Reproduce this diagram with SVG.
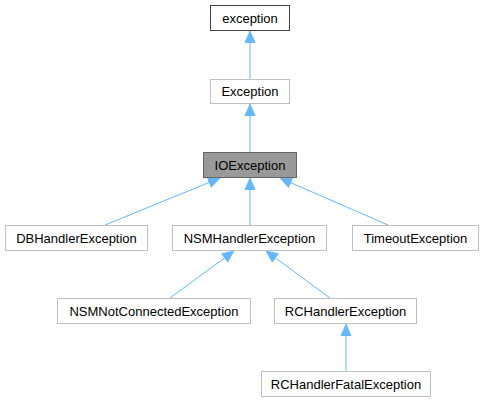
<svg xmlns="http://www.w3.org/2000/svg" width="484" height="403" viewBox="0 0 484 403">
<style>
.n rect{fill:#fff;stroke:#bfbfbf;stroke-width:1}
.n text{font-family:"Liberation Sans",Arial,sans-serif;font-size:13px;fill:#000;text-anchor:middle}
.e{stroke:#63b8ff;stroke-width:1;fill:none}
</style>
<defs>
<marker id="ah" viewBox="0 0 12 12" refX="12" refY="6" markerWidth="12" markerHeight="12" markerUnits="userSpaceOnUse" orient="auto">
<path d="M0.5,1 L11.5,6 L0.5,11 Z" fill="#63b8ff" stroke="#63b8ff"/>
</marker>
</defs>
<rect width="484" height="403" fill="#fff"/>
<g id="edges">
<path class="e" d="M250,79 L250,31" marker-end="url(#ah)"/>
<path class="e" d="M250,152 L250,104" marker-end="url(#ah)"/>
<path class="e" d="M105,225 L220,178" marker-end="url(#ah)"/>
<path class="e" d="M250,225 L250,178" marker-end="url(#ah)"/>
<path class="e" d="M388,225 L280,178" marker-end="url(#ah)"/>
<path class="e" d="M170,298 L234,251" marker-end="url(#ah)"/>
<path class="e" d="M330,298 L266,251" marker-end="url(#ah)"/>
<path class="e" d="M346,371 L346,324" marker-end="url(#ah)"/>
</g>
<g id="n_exception" class="n"><rect x="210.5" y="5.5" width="79" height="25" style="stroke:#404040"/><text x="250" y="22.5">exception</text></g>
<g id="n_Exception" class="n"><rect x="210.5" y="79.5" width="79" height="24"/><text x="250" y="96">Exception</text></g>
<g id="n_IOException" class="n"><rect x="203.5" y="152.5" width="93" height="25" style="fill:#999;stroke:#666"/><text x="250" y="169.5">IOException</text></g>
<g id="n_DBHandlerException" class="n"><rect x="5.5" y="225.5" width="142" height="25"/><text x="76.5" y="242.5">DBHandlerException</text></g>
<g id="n_NSMHandlerException" class="n"><rect x="172.5" y="225.5" width="154" height="25"/><text x="249.5" y="242.5">NSMHandlerException</text></g>
<g id="n_TimeoutException" class="n"><rect x="352.5" y="225.5" width="126" height="25"/><text x="415.5" y="242.5">TimeoutException</text></g>
<g id="n_NSMNotConnectedException" class="n"><rect x="57.5" y="298.5" width="193" height="25"/><text x="154" y="315.5">NSMNotConnectedException</text></g>
<g id="n_RCHandlerException" class="n"><rect x="274.5" y="298.5" width="142" height="25"/><text x="345.5" y="315.5">RCHandlerException</text></g>
<g id="n_RCHandlerFatalException" class="n"><rect x="261.5" y="371.5" width="169" height="25"/><text x="346" y="388.5">RCHandlerFatalException</text></g>
</svg>
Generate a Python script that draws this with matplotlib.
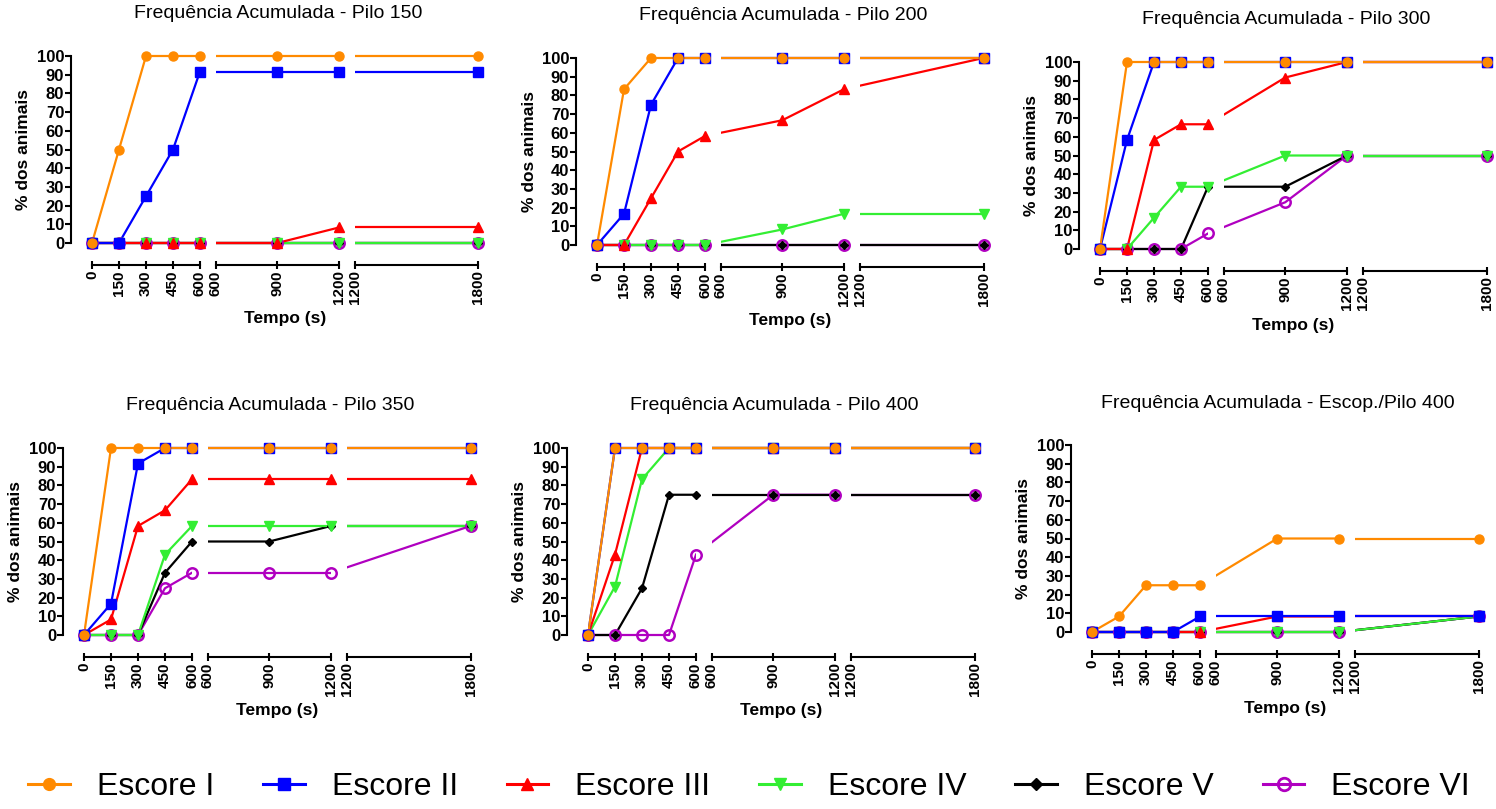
import matplotlib
matplotlib.use("Agg")
import matplotlib.pyplot as plt
from matplotlib.lines import Line2D

plt.rcParams['font.family'] = ['Liberation Sans', 'DejaVu Sans']

# time points (s)
tempo = [0, 150, 300, 450, 600, 900, 1200, 1800]

# % dos animais, one row per score (I..VI)
pilo150 = [
    [0, 50, 100, 100, 100, 100, 100, 100],
    [0, 0, 25, 50, 91.7, 91.7, 91.7, 91.7],
    [0, 0, 0, 0, 0, 0, 8.3, 8.3],
    [0, 0, 0, 0, 0, 0, 0, 0],
    [0, 0, 0, 0, 0, 0, 0, 0],
    [0, 0, 0, 0, 0, 0, 0, 0],
]
pilo200 = [
    [0, 83.3, 100, 100, 100, 100, 100, 100],
    [0, 16.7, 75, 100, 100, 100, 100, 100],
    [0, 0, 25, 50, 58.3, 66.7, 83.3, 100],
    [0, 0, 0, 0, 0, 8.3, 16.7, 16.7],
    [0, 0, 0, 0, 0, 0, 0, 0],
    [0, 0, 0, 0, 0, 0, 0, 0],
]
pilo300 = [
    [0, 100, 100, 100, 100, 100, 100, 100],
    [0, 58.3, 100, 100, 100, 100, 100, 100],
    [0, 0, 58.3, 66.7, 66.7, 91.7, 100, 100],
    [0, 0, 16.7, 33.3, 33.3, 50, 50, 50],
    [0, 0, 0, 0, 33.3, 33.3, 50, 50],
    [0, 0, 0, 0, 8.3, 25, 50, 50],
]
pilo350 = [
    [0, 100, 100, 100, 100, 100, 100, 100],
    [0, 16.7, 91.7, 100, 100, 100, 100, 100],
    [0, 8.3, 58.3, 66.7, 83.3, 83.3, 83.3, 83.3],
    [0, 0, 0, 43, 58.3, 58.3, 58.3, 58.3],
    [0, 0, 0, 33.3, 50, 50, 58.3, 58.3],
    [0, 0, 0, 25, 33.3, 33.3, 33.3, 58.3],
]
pilo400 = [
    [0, 100, 100, 100, 100, 100, 100, 100],
    [0, 100, 100, 100, 100, 100, 100, 100],
    [0, 43, 100, 100, 100, 100, 100, 100],
    [0, 25.9, 83.3, 100, 100, 100, 100, 100],
    [0, 0, 25, 75, 75, 75, 75, 75],
    [0, 0, 0, 0, 43, 75, 75, 75],
]
escop400 = [
    [0, 8.3, 25, 25, 25, 50, 50, 50],
    [0, 0, 0, 0, 8.3, 8.3, 8.3, 8.3],
    [0, 0, 0, 0, 0, 8.3, 8.3, 8.3],
    [0, 0, 0, 0, 0, 0, 0, 8.3],
    [0, 0, 0, 0, 0, 0, 0, 8.3],
    [0, 0, 0, 0, 0, 0, 0, 8.3],
]

titles = ["Frequência Acumulada - Pilo 150", "Frequência Acumulada - Pilo 200",
          "Frequência Acumulada - Pilo 300", "Frequência Acumulada - Pilo 350",
          "Frequência Acumulada - Pilo 400", "Frequência Acumulada - Escop./Pilo 400"]
panels = [pilo150, pilo200, pilo300, pilo350, pilo400, escop400]

series_names = ["Escore I", "Escore II", "Escore III", "Escore IV", "Escore V", "Escore VI"]
colors = ['#FF8A00', '#0000FF', '#FF0000', '#33EE33', '#000000', '#B000C0']
markers = ['o', 's', '^', 'v', 'D', 'o']
msizes = [6.5, 6.5, 6.5, 6.5, 4.5, 7.5]

segments = [(0, 600, [0, 150, 300, 450, 600]),
            (600, 1200, [600, 900, 1200]),
            (1200, 1800, [1200, 1800])]

# layout in pixels: x of data 0, y of 100 %
W, H = 1496, 809
origins = [(92, 56), (597, 58), (1100, 62), (84, 448), (588, 448), (1092, 445)]
seg_w = [108, 123.5, 124]
gap = 15.5
ppu = 1.87          # pixels per % unit
ypad = 4            # extra data units above/below so markers/lines are not clipped

fig = plt.figure(figsize=(W / 100, H / 100), dpi=100)


def add_px_axes(left, top, width, height):
    return fig.add_axes([left / W, 1 - (top + height) / H, width / W, height / H])


for p, (data, title) in enumerate(zip(panels, titles)):
    x0, y100 = origins[p]
    top = y100 - ypad * ppu
    height = (100 + 2 * ypad) * ppu
    left = x0
    axes = []
    for k, (lo, hi, ticks) in enumerate(segments):
        ax = add_px_axes(left, top, seg_w[k], height)
        left += seg_w[k] + gap
        ax.set_xlim(lo, hi)
        ax.set_ylim(-ypad, 100 + ypad)
        for s in ['top', 'right']:
            ax.spines[s].set_visible(False)
        ax.spines['bottom'].set_position(('outward', 10.5))
        ax.spines['bottom'].set_linewidth(1.5)
        ax.set_xticks(ticks)
        ax.set_xticklabels([str(t) for t in ticks], rotation=90, fontweight='bold', fontsize=11)
        ax.tick_params(axis='x', direction='inout', length=5.5, width=1.5, pad=1)
        if k == 0:
            ax.spines['left'].set_position(('outward', 15))
            ax.spines['left'].set_bounds(0, 100)
            ax.spines['left'].set_linewidth(1.5)
            ax.set_yticks(range(0, 101, 10))
            ax.set_yticklabels([str(v) for v in range(0, 101, 10)], fontweight='bold', fontsize=12)
            ax.tick_params(axis='y', direction='out', length=4, width=1.5, pad=1)
        else:
            ax.spines['left'].set_visible(False)
            ax.set_yticks([])
        ax.patch.set_visible(False)

        for i in range(5, -1, -1):
            vals = data[i]
            xs = [t for t in tempo if (lo <= t <= hi if k == 0 else lo < t <= hi)]
            ys = [vals[tempo.index(t)] for t in xs]
            lx, ly = list(xs), list(ys)
            if k > 0:
                # carry the line across the axis break from the previous segment
                yb = vals[tempo.index(lo)]
                disp = axes[k - 1].transData.transform((lo, yb))
                xb, _ = ax.transData.inverted().transform(disp)
                lx = [xb] + lx
                ly = [yb] + ly
            ax.plot(lx, ly, color=colors[i], lw=1.6, zorder=3 + (5 - i))
            mfc = 'none' if i == 5 else colors[i]
            ax.plot(xs, ys, ls='none', marker=markers[i], ms=msizes[i], color=colors[i],
                    mfc=mfc, mec=colors[i], mew=1.8 if i == 5 else 1,
                    clip_on=False, zorder=10 + (5 - i))
        axes.append(ax)

    x_end = x0 + sum(seg_w) + 2 * gap
    xc = (x0 + x_end) / 2
    fig.text((xc - 7) / W, 1 - (y100 - 42) / H, title, ha='center', va='center', fontsize=14)
    y0 = y100 + 100 * ppu
    fig.text(xc / W, 1 - (y0 + 76) / H, "Tempo (s)", ha='center', va='center',
             fontsize=12.5, fontweight='bold')
    fig.text((x0 - 68) / W, 1 - (y100 + 50 * ppu) / H, "% dos animais", ha='center', va='center',
             rotation=90, fontsize=12.5, fontweight='bold')

handles = []
for i in range(6):
    mfc = 'none' if i == 5 else colors[i]
    handles.append(Line2D([], [], color=colors[i], lw=2.2, marker=markers[i],
                          ms=[8.5, 8.5, 8.5, 8.5, 6, 9][i], mfc=mfc, mec=colors[i],
                          mew=2 if i == 5 else 1))
fig.legend(handles, series_names, loc='center', bbox_to_anchor=(749 / W, 1 - 787 / H),
           ncol=6, frameon=False, fontsize=23, handlelength=1.31, handletextpad=0.84,
           columnspacing=1.53)

fig.savefig("out.png", dpi=100)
==================================================
Take the lines above starting at the one containing "Generate a Python" and ending at the one containing "tempo = [0, 150, 300, 450, 600, 900, 1200, 1800]", and print them again exactly, without pictures.

Generate a Python script that draws this with matplotlib.
import matplotlib
matplotlib.use("Agg")
import matplotlib.pyplot as plt
from matplotlib.lines import Line2D

plt.rcParams['font.family'] = ['Liberation Sans', 'DejaVu Sans']

# time points (s)
tempo = [0, 150, 300, 450, 600, 900, 1200, 1800]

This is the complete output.